Damit Schülerinnen und Schüler sachgerecht und verantwortungsbewusst, selbstbestimmt und sozial handeln können, müssen sie sich im Unterricht verstärkt mit dem Wirtschafts- und Beschäftigungssystem auseinander setzen. Sie müssen Kenntnisse und Einsichten erwerben sowie Beurteilungskompetenz und Reflexionsfähigkeit entwickeln über

  • die herausragende Bedeutung der Erwerbsarbeit für die Persönlichkeitsentwicklung,
  • die Handlungs- und Mitbestimmungsmöglichkeiten der Individuen zur Realisierung ihrer Berufs- und Lebenspläne im Wirtschafts- und Beschäftigungssystem und für dessen Mitgestaltung,
  • die Möglichkeiten einer eigenverantwortlichen, sachkundigen und persönlichkeitsbezogenen Entscheidung für eine Ausbildung oder ein Studium und die folgende berufliche Laufbahn,
  • die politische Gestaltung des Wirtschafts- und Beschäftigungssystems und der internationalen Wirtschaftsbeziehungen.

Soziökonomische Bildung befähigt auch zur Reflexion über eigene Wertvorstellungen und Interessen, über die Rollen von Mann und Frau, über unterschiedliche Gesellschaftsbilder und zu einer rationalen Auseinandersetzung mit wirtschaftlichen Sachverhalten. Hierzu gehört auch, auf ein Leben vorzubereiten, in dem sich Phasen von Erwerbs- und Familienarbeit, Lernzeiten, selbstständige und unselbstständige Tätig-keiten mit Zeiten von Arbeitslosigkeit abwechseln können.

Eine zeitgemäße sozioökonomische Bildung ist interdisziplinär und praxisorientiert und sie behandelt ökonomische, soziale, politische, rechtliche, ökologische und technische Zusammenhänge von Arbeit und Wirtschaft.

Sie bezieht Betriebe als Lernorte und Fachleute aus der Arbeitspraxis in den Unterricht ein und nutzt die modernen Informationsmedien.

Die umfassenden Ziele der soziökonomischen Bildung erfordern wegen des Umfangs und der Komplexität ihres Gegenstandsbereiches ein eigenständiges Unterrichtsfach in allen Jahrgangsstufen ab Klasse 5, in welchem kontinuierlich und systematisch die notwendigen Fachkompetenzen erarbeitet und die Grundlagen für einen inhaltlich anspruchsvollen fächerübergreifenden Unterricht gelegt werden. Dies ist der Grundstein zur Entwicklung des Lernbereichs Sozioökonomie.

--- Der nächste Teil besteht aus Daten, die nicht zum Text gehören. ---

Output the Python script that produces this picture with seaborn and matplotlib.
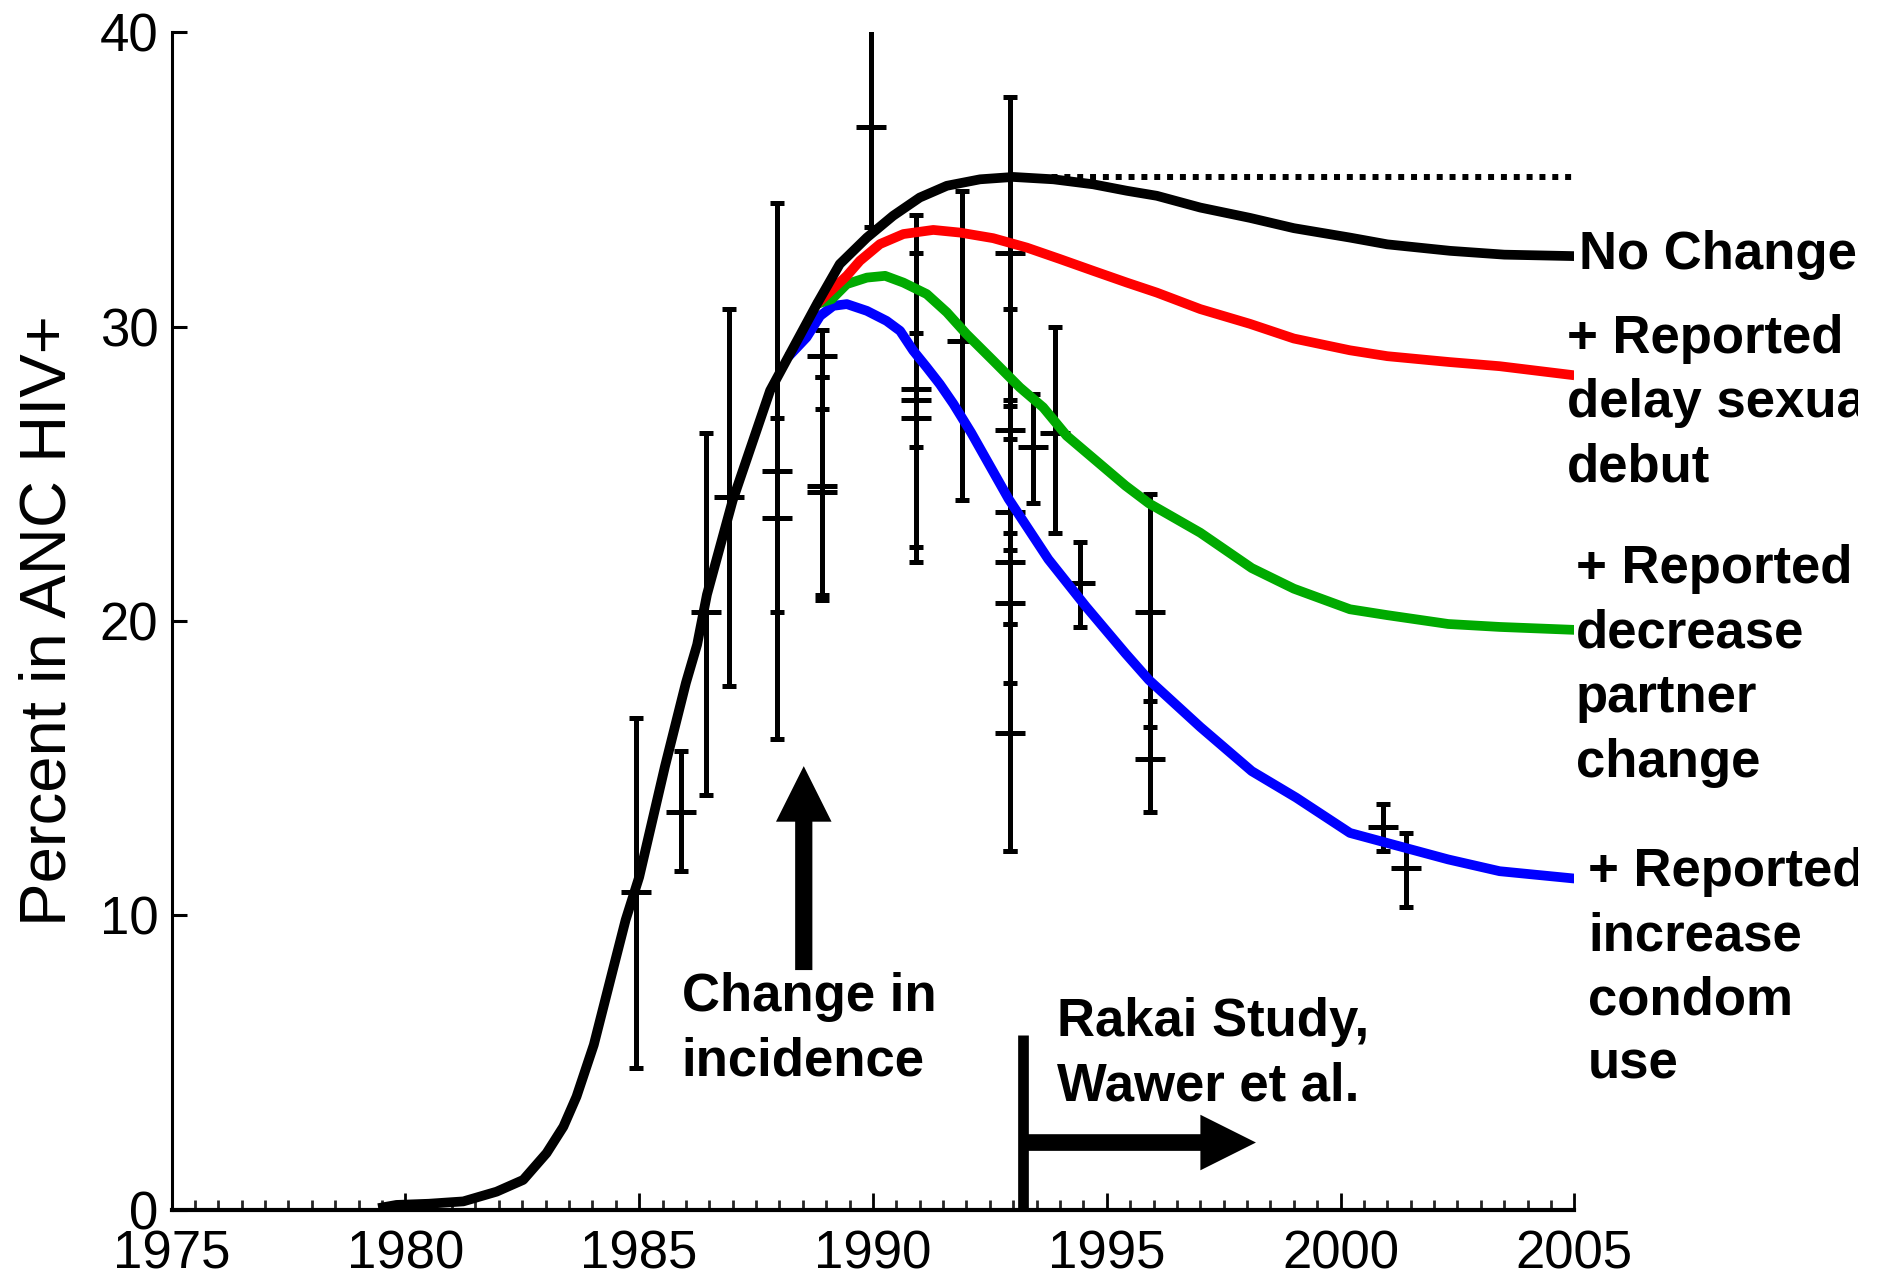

Ihre Realisierung setzt bei den Lehrenden differenzierte fachliche und didaktische Qualifikationen voraus, die nur in eigenständigen Studiengängen erworben werden können. Hierauf ist die Lehreraus- und -weiterbildung auszurichten.

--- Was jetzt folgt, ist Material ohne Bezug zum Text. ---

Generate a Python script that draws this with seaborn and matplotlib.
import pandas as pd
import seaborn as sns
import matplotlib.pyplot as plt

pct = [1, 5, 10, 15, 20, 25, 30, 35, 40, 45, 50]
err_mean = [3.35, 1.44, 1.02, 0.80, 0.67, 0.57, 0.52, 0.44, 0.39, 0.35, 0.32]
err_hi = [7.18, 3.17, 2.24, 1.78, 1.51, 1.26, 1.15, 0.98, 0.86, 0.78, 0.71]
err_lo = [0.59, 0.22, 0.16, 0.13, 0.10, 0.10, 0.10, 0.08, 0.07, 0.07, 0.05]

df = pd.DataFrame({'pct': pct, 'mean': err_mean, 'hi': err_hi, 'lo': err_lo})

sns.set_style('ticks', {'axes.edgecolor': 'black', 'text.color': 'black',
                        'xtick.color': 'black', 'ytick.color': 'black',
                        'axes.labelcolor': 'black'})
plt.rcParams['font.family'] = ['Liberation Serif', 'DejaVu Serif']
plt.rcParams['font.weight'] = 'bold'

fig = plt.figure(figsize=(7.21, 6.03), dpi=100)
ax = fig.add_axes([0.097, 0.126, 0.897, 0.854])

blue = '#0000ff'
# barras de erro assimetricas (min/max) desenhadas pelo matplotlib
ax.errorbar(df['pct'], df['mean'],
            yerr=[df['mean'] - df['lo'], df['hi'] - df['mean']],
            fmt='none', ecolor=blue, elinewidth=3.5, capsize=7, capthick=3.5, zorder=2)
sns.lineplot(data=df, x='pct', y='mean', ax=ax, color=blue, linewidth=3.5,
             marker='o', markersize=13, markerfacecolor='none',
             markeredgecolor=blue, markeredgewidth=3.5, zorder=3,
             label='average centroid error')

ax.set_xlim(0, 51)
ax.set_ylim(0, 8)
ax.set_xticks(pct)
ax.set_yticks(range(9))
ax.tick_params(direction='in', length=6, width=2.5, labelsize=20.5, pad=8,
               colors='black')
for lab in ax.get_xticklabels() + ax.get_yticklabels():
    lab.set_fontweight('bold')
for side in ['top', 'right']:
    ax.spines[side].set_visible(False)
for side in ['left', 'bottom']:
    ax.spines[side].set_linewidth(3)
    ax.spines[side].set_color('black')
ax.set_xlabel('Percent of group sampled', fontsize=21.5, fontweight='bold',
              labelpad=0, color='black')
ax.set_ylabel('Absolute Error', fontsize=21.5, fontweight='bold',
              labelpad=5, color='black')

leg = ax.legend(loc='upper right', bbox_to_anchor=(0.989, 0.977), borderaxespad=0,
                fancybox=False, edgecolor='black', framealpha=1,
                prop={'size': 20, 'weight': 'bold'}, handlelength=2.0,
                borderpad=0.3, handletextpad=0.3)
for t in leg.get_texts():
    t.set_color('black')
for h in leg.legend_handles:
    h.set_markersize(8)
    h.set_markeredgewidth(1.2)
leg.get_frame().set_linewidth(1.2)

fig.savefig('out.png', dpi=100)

Mit der Einführung eines eigenständigen Unterrichtsfachs Wirtschaft erfährt die Allgemeinbildung eine Weiterentwicklung, die der Bedeutung der Wirtschaft und Arbeitswelt für die Dynamik moderner Gesellschaften Rechnung trägt.

Die Träger dieser Initiative fordern die Kultusminister auf, diesen Vorschlag in ihren Ländern umzusetzen.